A large pressure pulse decay method to simultaneously measure permeability and compressibility of tight rocks

Abstract

Permeability and pore volume compressibility are two key parameters of rocks for the evaluation and exploitation of oil/gas reservoirs. This study presents a large pressure pulse decay method (LPPD) for simultaneously estimating rock permeability and compressibility. A numerical solution of the LPPD model is first developed using the finite difference method. A globally convergent least-squares method is proposed to determine permeability and pore volume compressibility. Then, a series of large pressure pulse decay tests are conducted on a coal sample by taking water as the testing fluid.

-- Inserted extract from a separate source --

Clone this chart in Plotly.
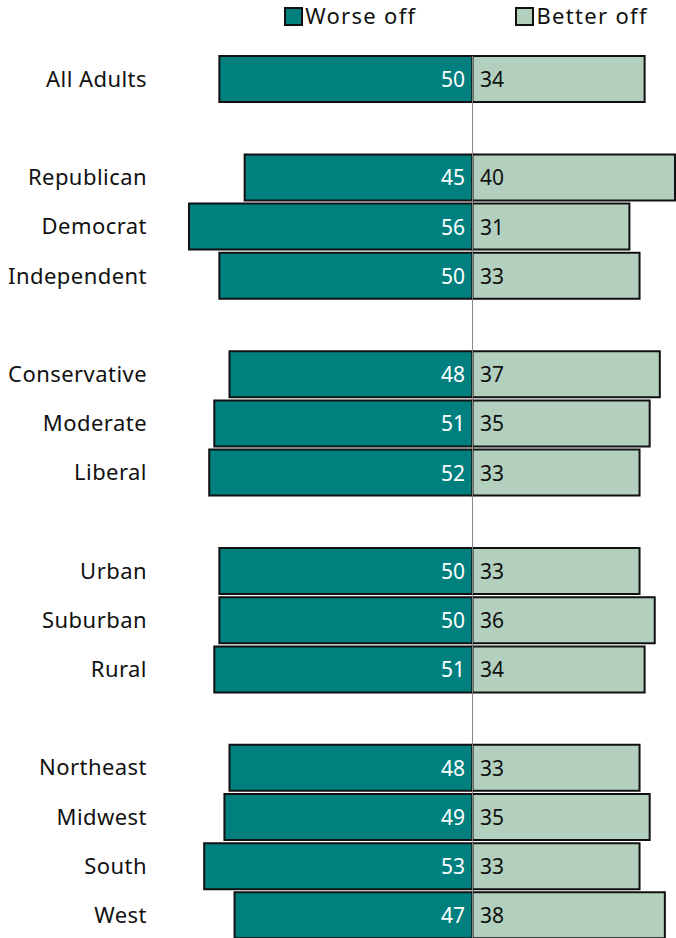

The proposed method is applied to processing the experimental data obtained from large pressure decay experiments under different confining pressures. The results indicate that the fitting coefficients are all larger than 0.99, which shows that the LPPD can well match the experimental data. The estimated permeabilities are compared and verified with Brace's method and modified Brace's method. Since the pore volume and the pore volume compressibility of the sample are not considered in Brace's method, the calculated permeabilities of the new method are smaller than the other two methods. The estimated values of pore volume compressibility are also verified by experimental results, and the maximum error between them is −6.93%, which shows that the proposed method is accurate and reliable for estimating the two parameters. At last, a new simpler method is proposed to calculate the pore volume compressibility, which shows acceptable approximation results. Compared with other transient methods of measuring permeability, the LPPD method can simultaneously measure rock permeability and pore volume compressibility. With the obtained parameters, the permeability of rock under different effective stresses can be obtained. The results in this study can be beneficial to the evaluation and exploitation of oil/gas reservoirs.